On December 17, 2018, the Court issued an opinion granting the defendants' motion for summary judgment and dismissing all of the plaintiff's claims except Count V of the complaint, which pleaded a claim for breach of fiduciary duty. The Court also ordered the parties to file supplemental briefs under Federal Rule of Civil Procedure 56(f) addressing "(1) which jurisdiction's substantive law governs Count V of the complaint; (2) what evidence in the record establishes that Craig Bell owed any fiduciary duty recognized under the applicable law; and (3) what evidence in the record establishes that the alleged damages comprising Bell's salary and benefits paid during 2014 were proximately caused by the alleged breach of duty." The Court has reviewed the parties' submissions and now concludes, for the same reasons stated in its prior opinion, that the breach of duty claim must be dismissed for want of any proofs in the record sufficient to establish the element of causation.

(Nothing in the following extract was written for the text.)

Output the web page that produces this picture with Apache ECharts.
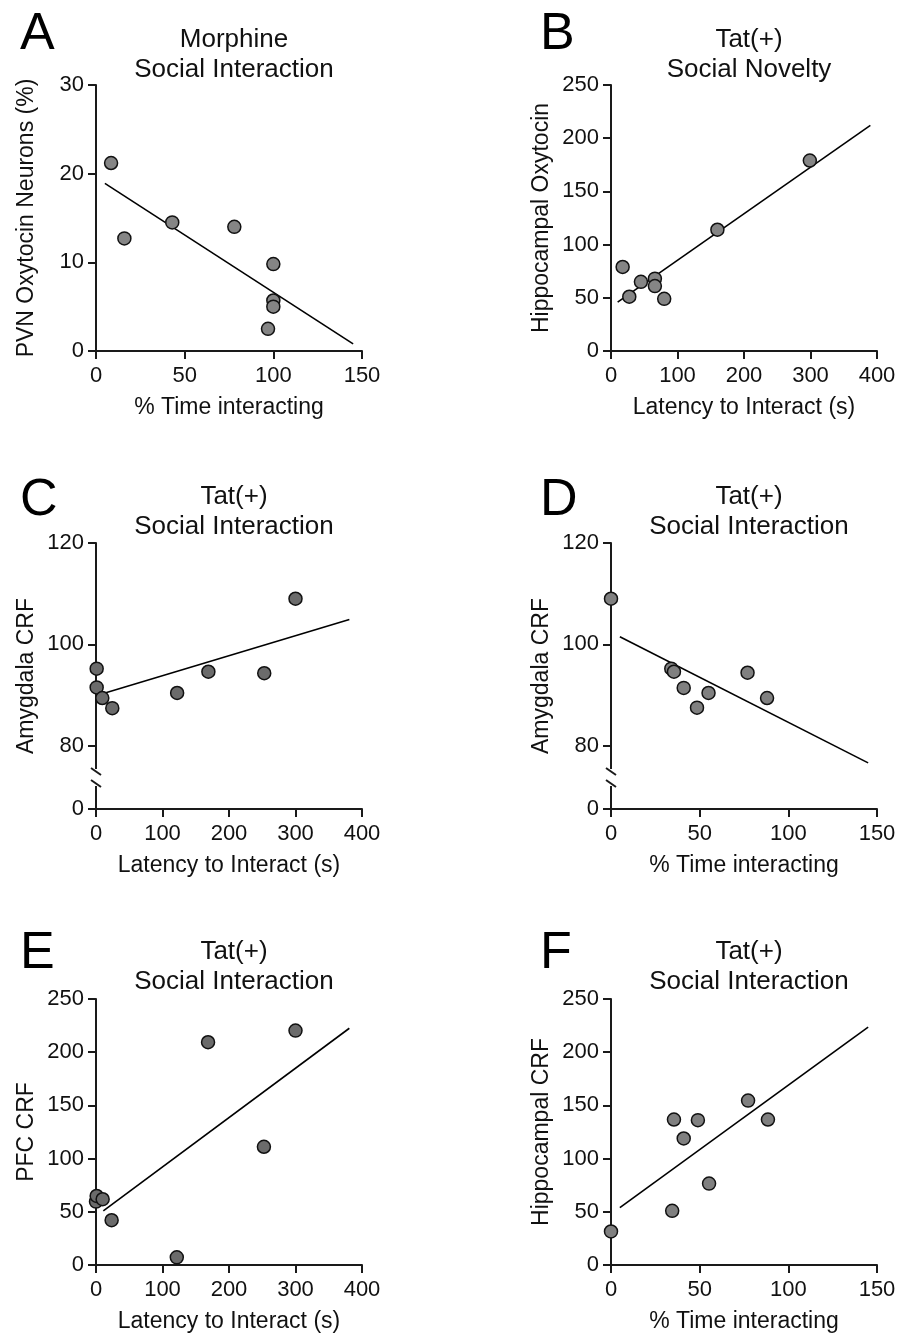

"Summary judgment is proper 'if the movant shows that there is no genuine dispute as to any material fact and the movant is entitled to judgment as a matter of law.'" Pittman v. Experian Information Solutions, Inc., 901 F.3d 619, 627 (6th Cir. 2018) (quoting Fed. R. Civ. P. 56(a)). "The moving party bears the burden of showing that no genuine issues of material fact exist," and it "must demonstrate the 'basis for its motion, and identify[] those portions of the pleadings, depositions, answers to interrogatories, and admissions on file, together with the affidavits, if any, which it believes demonstrate the absence of a genuine issue of material fact.'" Id. at 627-28 (quoting Celotex Corp. v. Catrett, 477 U.S. 317, 323-24 (1986)). To oppose that showing, "[t]he nonmoving party 'must set forth specific facts showing that there is a genuine issue for trial.'" Id. at 628 (quoting Anderson v. Liberty Lobby, Inc., 477 U.S. 242, 250 (1986)). "The reviewing court must then determine 'whether the evidence presents a sufficient disagreement to require submission to a jury or whether it is so one-sided that one party must prevail as a matter of law.'" Ibid. (quoting Anderson, 477 U.S. at 251-52). In doing so, the Court must "view the facts and draw all reasonable inferences in favor of the non-moving party." Ibid. (quoting Matsushita Electric Industrial Co. v. Zenith Radio Corp., 475 U.S. 574, 587 (1986)).

Federal Rule of Civil Procedure 56(f) provides that "[a]fter giving notice and a reasonable time to respond, the court may: (1) grant summary judgment for a nonmovant; (2) grant the motion on grounds not raised by a party; or (3) consider summary judgment on its own after identifying for the parties material facts that may not be genuinely in dispute." The Court gave the parties notice of the pertinent issues in its opinion, and the order for supplemental briefing, and it allowed them to be heard on the questions now decided in their supplemental filings.

As an initial matter, the parties disagree on which state's substantive law should control the breach of fiduciary duty claim. The plaintiff contends that Delaware law should govern, because that is the state where the plaintiff is incorporated, and it is to the plaintiff that the alleged duty was owed. The defendants argue that the claim is governed by either Michigan or Connecticut substantive law. The result is the same under either regime, however, because, as with its otherclaims, the plaintiff has failed to establish that any of the defendants' conduct proximately caused the losses that it alleges.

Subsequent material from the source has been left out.